Advanced Motion Correction Methods for Magnetic Resonance Imaging of the Brain
Abstract
Magnetic resonance imaging (MRI) is an invaluable medical imaging modality providing excellent soft tissue contrast for diagnostic and research purposes. However, the long scan times required for image acquisition increase the possibility for subject motion, with the resulting artifacts potentially impeding diagnosis or other analysis. Even for brain imaging, where involuntary motion (e.g. breathing) is not expected to greatly influence acquisition, it is estimated that one in five MRI exams require at least one scan be repeated due to motion artifacts.

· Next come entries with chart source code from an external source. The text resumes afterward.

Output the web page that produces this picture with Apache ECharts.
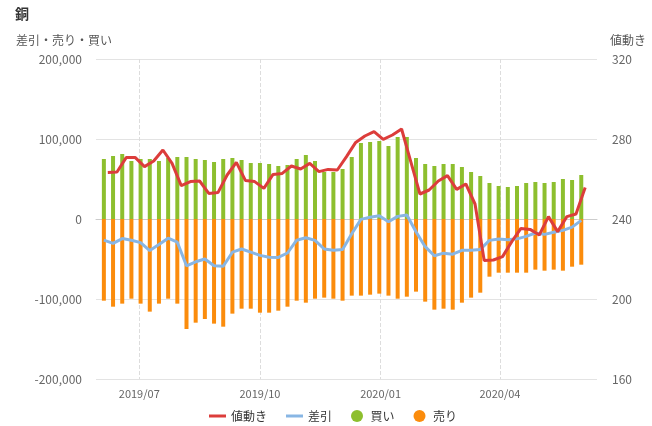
<!DOCTYPE html>
<html><head><meta charset="utf-8">
<script src="https://cdn.jsdelivr.net/npm/echarts@6/dist/echarts.min.js"></script>
<style>html,body{margin:0;padding:0;background:#fff}#c{width:652px;height:426px}</style>
</head><body><div id="c"></div>
<script>
// Weekly report dates (Tuesdays)
const reportDates = [
'2019-06-04','2019-06-11','2019-06-18','2019-06-25','2019-07-02','2019-07-09','2019-07-16','2019-07-23','2019-07-30',
'2019-08-06','2019-08-13','2019-08-20','2019-08-27','2019-09-03','2019-09-10','2019-09-17','2019-09-24',
'2019-10-01','2019-10-08','2019-10-15','2019-10-22','2019-10-29','2019-11-05','2019-11-12','2019-11-19','2019-11-26',
'2019-12-03','2019-12-10','2019-12-17','2019-12-24','2019-12-31','2020-01-07','2020-01-14','2020-01-21','2020-01-28',
'2020-02-04','2020-02-11','2020-02-18','2020-02-25','2020-03-03','2020-03-10','2020-03-17','2020-03-24','2020-03-31',
'2020-04-07','2020-04-14','2020-04-21','2020-04-28','2020-05-05','2020-05-12','2020-05-19','2020-05-26','2020-06-02'];
// Price dates (Fridays after each report)
const priceDates = [
'2019-06-07','2019-06-14','2019-06-21','2019-06-28','2019-07-05','2019-07-12','2019-07-19','2019-07-26','2019-08-02',
'2019-08-09','2019-08-16','2019-08-23','2019-08-30','2019-09-06','2019-09-13','2019-09-20','2019-09-27',
'2019-10-04','2019-10-11','2019-10-18','2019-10-25','2019-11-01','2019-11-08','2019-11-15','2019-11-22','2019-11-29',
'2019-12-06','2019-12-13','2019-12-20','2019-12-27','2020-01-03','2020-01-10','2020-01-17','2020-01-24','2020-01-31',
'2020-02-07','2020-02-14','2020-02-21','2020-02-28','2020-03-06','2020-03-13','2020-03-20','2020-03-27','2020-04-03',
'2020-04-10','2020-04-17','2020-04-24','2020-05-01','2020-05-08','2020-05-15','2020-05-22','2020-05-29','2020-06-05'];
const buyValues = [
75000,78750,81250,72500,75000,75000,72500,76250,77500,77500,75000,73750,71250,75000,76250,73750,70000,
70000,68750,66250,67500,75000,80000,72500,58750,58750,62500,77500,95000,96250,97500,91250,102500,102500,76250,
68750,66250,68750,68750,65000,58750,53750,45000,41250,40000,41250,45000,46250,45000,46250,50000,48750,55000];
const sellValues = [
-102100,-109600,-105800,-99600,-105800,-115800,-105800,-99600,-105800,-137500,-129600,-125000,-130800,-134600,-118300,-112100,-112100,
-117100,-117100,-114600,-109600,-102100,-104600,-99600,-98300,-99600,-102100,-95800,-95800,-94600,-93300,-95800,-99600,-97100,-90800,
-103300,-113300,-112100,-113300,-104600,-98300,-92100,-72100,-67100,-67100,-67100,-67100,-63300,-64600,-63300,-64600,-59600,-57100];
const netValues = [
-26500,-30500,-24500,-26500,-29500,-39500,-32000,-24000,-29000,-58500,-53500,-50000,-58500,-59000,-41500,-37500,-41500,
-45500,-47800,-48000,-42500,-26500,-23500,-26700,-37500,-39000,-38000,-18500,-500,2300,4000,-3500,3300,5000,-16000,
-34600,-46000,-42700,-44000,-39200,-39000,-38000,-26700,-25000,-25800,-24800,-21700,-17500,-19200,-16600,-14200,-10200,-1700];
const priceValues = [
263.3,263.5,270.7,270.7,266.2,269.0,274.5,267.8,256.7,258.7,259.0,252.8,253.2,262.0,268.3,259.2,258.7,
255.3,262.3,262.8,266.5,265.0,267.8,263.7,264.8,264.5,271.2,278.3,281.5,283.7,279.8,282.0,285.0,268.7,252.5,
254.5,259.0,261.7,254.8,257.5,247.5,219.2,219.5,221.2,228.7,235.3,234.8,232.0,241.2,233.7,241.2,242.5,255.8];
const xTickDates = ['2019-07-01','2019-10-01','2020-01-01','2020-04-01'];

const FONT = '"Noto Sans CJK JP", "Noto Sans", sans-serif';
function ts(s){const p=s.split('-').map(Number);return +new Date(p[0],p[1]-1,p[2]);}
const xTicks = xTickDates.map(ts);
function pairs(d,v){return d.map((x,i)=>[ts(x),v[i]]);}

const chart = echarts.init(document.getElementById('c'), null, {renderer:'canvas'});
const RED='#dc3d3b', BLUE='#88b6e4', GREEN='#8dbf2e', ORANGE='#fb8c0c';
const LINE_ICON = 'path://M0,0H17V3H0Z';
chart.setOption({
  animation:false,
  textStyle:{fontFamily:FONT},
  title:[
    {text:'銅', left:10, top:2, textStyle:{fontSize:14, fontWeight:'bold', color:'#333', fontFamily:FONT}},
    {text:'差引・売り・買い', left:11, top:29, textStyle:{fontSize:12, fontWeight:'normal', color:'#555', fontFamily:FONT}},
    {text:'値動き', left:605, top:29, textStyle:{fontSize:12, fontWeight:'normal', color:'#555', fontFamily:FONT}}
  ],
  grid:{left:96, right:55, top:59, bottom:47},
  legend:{
    left:204, top:405, itemWidth:17, itemHeight:12, itemGap:19,
    textStyle:{fontSize:12, color:'#333', fontFamily:FONT},
    data:[
      {name:'値動き', icon:LINE_ICON},
      {name:'差引', icon:LINE_ICON},
      {name:'買い', icon:'circle'},
      {name:'売り', icon:'circle'}
    ]
  },
  xAxis:{
    type:'value', min:ts('2019-05-29'), max:ts('2020-06-14'),
    axisLine:{lineStyle:{color:'#ccc'}},
    axisTick:{show:false, customValues:xTicks},
    axisLabel:{customValues:xTicks, color:'#666', fontSize:11, margin:9, fontFamily:FONT,
      formatter:function(v){const d=new Date(v);return d.getFullYear()+'/'+String(d.getMonth()+1).padStart(2,'0');}},
    splitLine:{show:true, lineStyle:{type:'dashed', color:'#ddd'}}
  },
  yAxis:[
    {type:'value', min:-200000, max:200000, interval:100000,
      axisLine:{show:false}, axisTick:{show:false},
      axisLabel:{color:'#666', fontSize:12, margin:14, fontFamily:FONT, formatter:function(v){return v.toLocaleString('en-US');}},
      splitLine:{lineStyle:{color:'#e3e3e3'}}},
    {type:'value', min:160, max:320, interval:40, position:'right',
      axisLine:{show:false}, axisTick:{show:false},
      axisLabel:{color:'#666', fontSize:12, margin:15, fontFamily:FONT},
      splitLine:{show:false}}
  ],
  series:[
    {name:'値動き', type:'line', yAxisIndex:1, data:pairs(priceDates, priceValues), symbol:'none',
      lineStyle:{width:3, color:RED}, itemStyle:{color:RED}, z:5},
    {name:'差引', type:'line', data:pairs(reportDates, netValues), symbol:'none',
      lineStyle:{width:3, color:BLUE}, itemStyle:{color:BLUE}, z:4},
    {name:'買い', type:'bar', data:pairs(reportDates, buyValues), barWidth:4, barGap:'-100%',
      itemStyle:{color:GREEN}, z:2},
    {name:'売り', type:'bar', data:pairs(reportDates, sellValues), barWidth:4, barGap:'-100%',
      itemStyle:{color:ORANGE}, z:2}
  ]
});
</script></body></html>
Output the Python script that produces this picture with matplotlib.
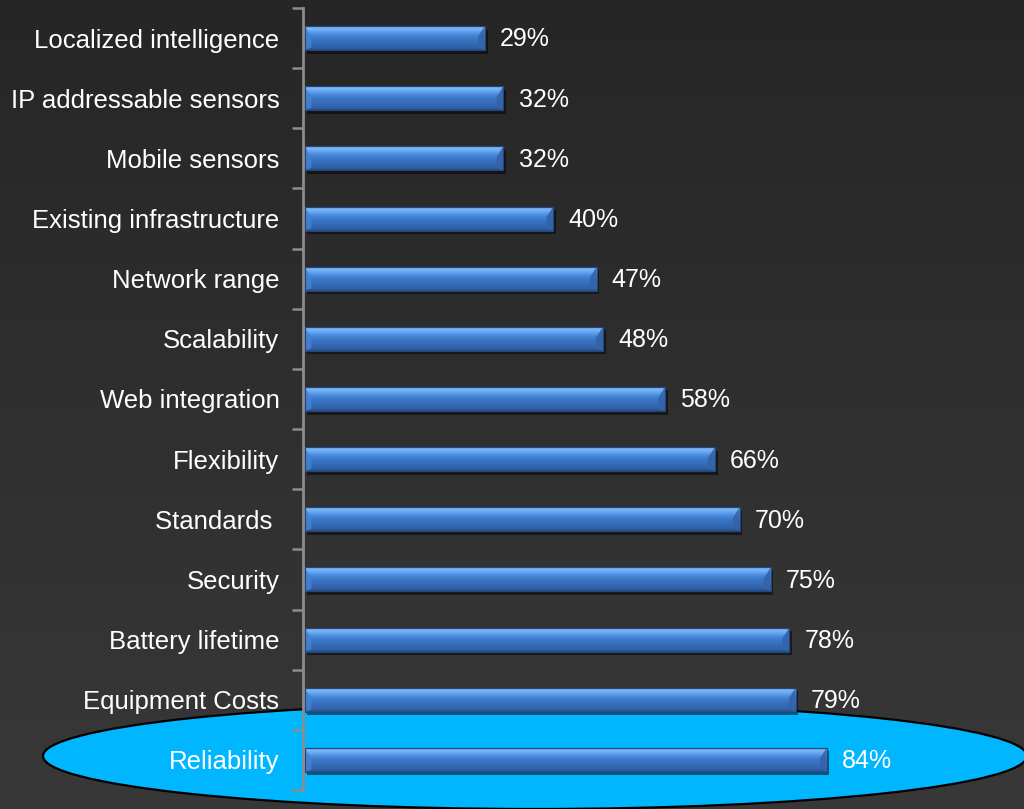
import numpy as np
import matplotlib
matplotlib.use("Agg")
import matplotlib.pyplot as plt
from matplotlib.patches import Ellipse, Polygon
from matplotlib.colors import LinearSegmentedColormap
import matplotlib.patheffects as pe

categories = ["Localized intelligence", "IP addressable sensors", "Mobile sensors",
              "Existing infrastructure", "Network range", "Scalability",
              "Web integration", "Flexibility", "Standards ", "Security",
              "Battery lifetime", "Equipment Costs", "Reliability"]
values = [29, 32, 32, 40, 47, 48, 58, 66, 70, 75, 78, 79, 84]
value_labels = [f"{v}%" for v in values]

FONT = ["Liberation Sans", "DejaVu Sans"]
plt.rcParams['font.family'] = FONT

W, H = 1024, 809
fig = plt.figure(figsize=(W / 100, H / 100), dpi=100)

# background with vertical gradient and highlight ellipse (pixel coordinates, y down)
bg = fig.add_axes([0, 0, 1, 1], zorder=0)
bg.set_axis_off()
bg_cmap = LinearSegmentedColormap.from_list("bg", ["#262626", "#383838"])
bg.imshow(np.linspace(0, 1, 256).reshape(-1, 1), aspect='auto', cmap=bg_cmap,
          extent=(0, W, H, 0), origin='upper')
bg.add_patch(Ellipse((535, 756), 984, 106, facecolor="#00b7ff",
                     edgecolor="black", linewidth=1.6))
bg.set_xlim(0, W)
bg.set_ylim(H, 0)

# main chart
ax = fig.add_axes([303 / W, 19 / H, 1 - 303 / W, (790 - 8) / H], zorder=1)
ax.patch.set_alpha(0)
n = len(categories)
ypos = np.arange(n)[::-1]
bh = 0.40
bars = ax.barh(ypos, values, height=bh, left=0.25, color="#4a86d4",
               edgecolor="#24467a", linewidth=0.8, zorder=2)
for b in bars:
    b.set_path_effects([pe.SimplePatchShadow(offset=(2, -2.5), shadow_rgbFace="black",
                                             alpha=0.5), pe.Normal()])

bar_cmap = LinearSegmentedColormap.from_list("bar", [
    (0.0, "#264e88"), (0.1, "#3062a8"), (0.45, "#3b76c6"), (0.6, "#4686d9"),
    (0.76, "#66a5ef"), (0.88, "#7cb8f7"), (1.0, "#4f88d2")])
grad = np.linspace(0, 1, 64).reshape(-1, 1)
bw = 1.1
for b in bars:
    x0, y0 = b.get_x(), b.get_y()
    x1, y1 = x0 + b.get_width(), y0 + b.get_height()
    h = y1 - y0
    im = ax.imshow(grad, extent=(x0, x1, y0, y1), origin='lower', aspect='auto',
                   cmap=bar_cmap, zorder=2.1)
    im.set_clip_path(b)
    ax.add_patch(Polygon([(x1 - bw, y1 - 0.45 * h), (x1, y1), (x1, y0),
                          (x1 - bw, y0 + 0.1 * h)], closed=True,
                         facecolor="#3463a8", edgecolor="none", alpha=0.9, zorder=2.2))
    ax.add_patch(Polygon([(x0, y1), (x0 + bw, y1 - 0.45 * h),
                          (x0 + bw, y0 + 0.1 * h), (x0, y0)], closed=True,
                         facecolor="#4482d2", edgecolor="none", alpha=0.85, zorder=2.2))
    ax.add_patch(plt.Rectangle((x0, y0), x1 - x0, h, facecolor="none",
                               edgecolor="#24467a", linewidth=0.8, zorder=2.3))

for y, v, lbl in zip(ypos, values, value_labels):
    ax.annotate(lbl, xy=(v, y), xytext=(12, -1), textcoords='offset points',
                va='center', ha='left', color="white", fontsize=18)

ax.set_xlim(0, 116)
ax.set_ylim(-0.5, n - 0.5)
for s in ["top", "right", "bottom"]:
    ax.spines[s].set_visible(False)
ax.spines["left"].set_color("#8c8c8c")
ax.spines["left"].set_linewidth(2)
ax.set_xticks([])
ax.set_yticks(ypos, categories)
ax.set_yticks(np.arange(-0.5, n, 1), minor=True)
ax.tick_params(axis='y', which='major', length=0, pad=17, labelsize=18.5,
               labelcolor="white")
ax.tick_params(axis='y', which='minor', length=8, width=1.8, color="#8c8c8c",
               direction='out')

fig.savefig("out.png", dpi=100)
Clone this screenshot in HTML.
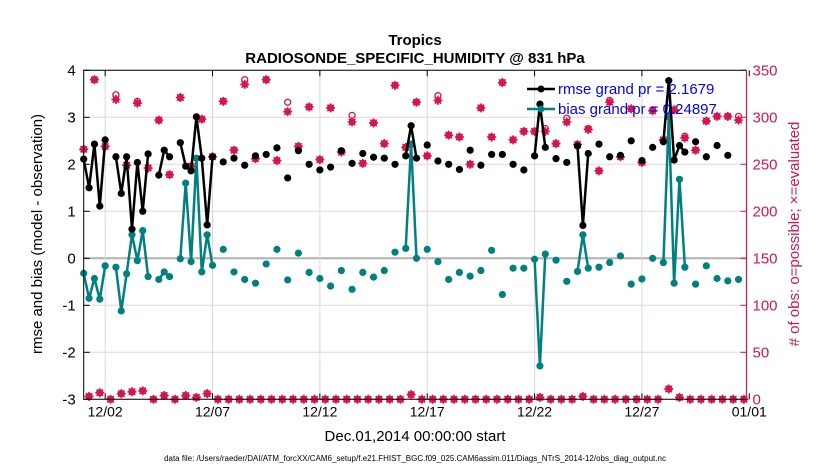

This thesis is centered on the development of motion correction methods for brain MRI. The first objective was to extend spherical navigators (SNAVs), a form of MR-based motion tracking previously validated for retrospective motion correction, to more advantageous prospective applications. The next objective was to demonstrate the first purely navigator-based approach to prospective motion correction (PMC) for R2* and susceptibility mapping. The last objective, for cases where retrospective correction is preferable, was to improve deep-learning-based motion correction by leveraging the additional degree of spatial encoding embedded in multichannel data.
Results demonstrated that optimized processing of SNAVs for real-time application enables PMC of brain MRI with sub millimeter accuracy and low latency (within 60 MS). Furthermore, implementing SNAV-based PMC in a multi-echo gradient echo protocol for R2* and susceptibility mapping in the presence of motion was shown to consistently reduce quantitative mapping error, further improved with retrospective correction of motion-induced field offsets. Finally, in the context of deep-learning-based correction, results showed a 40% improvement in error reduction when applying the networks prior to coil combination.
In summary, this thesis presents three notable developments in motion correction for brain MRI. Improved motion correction methods could reduce the need for repeat scans, which increase costs and can delay diagnosis in a clinical setting.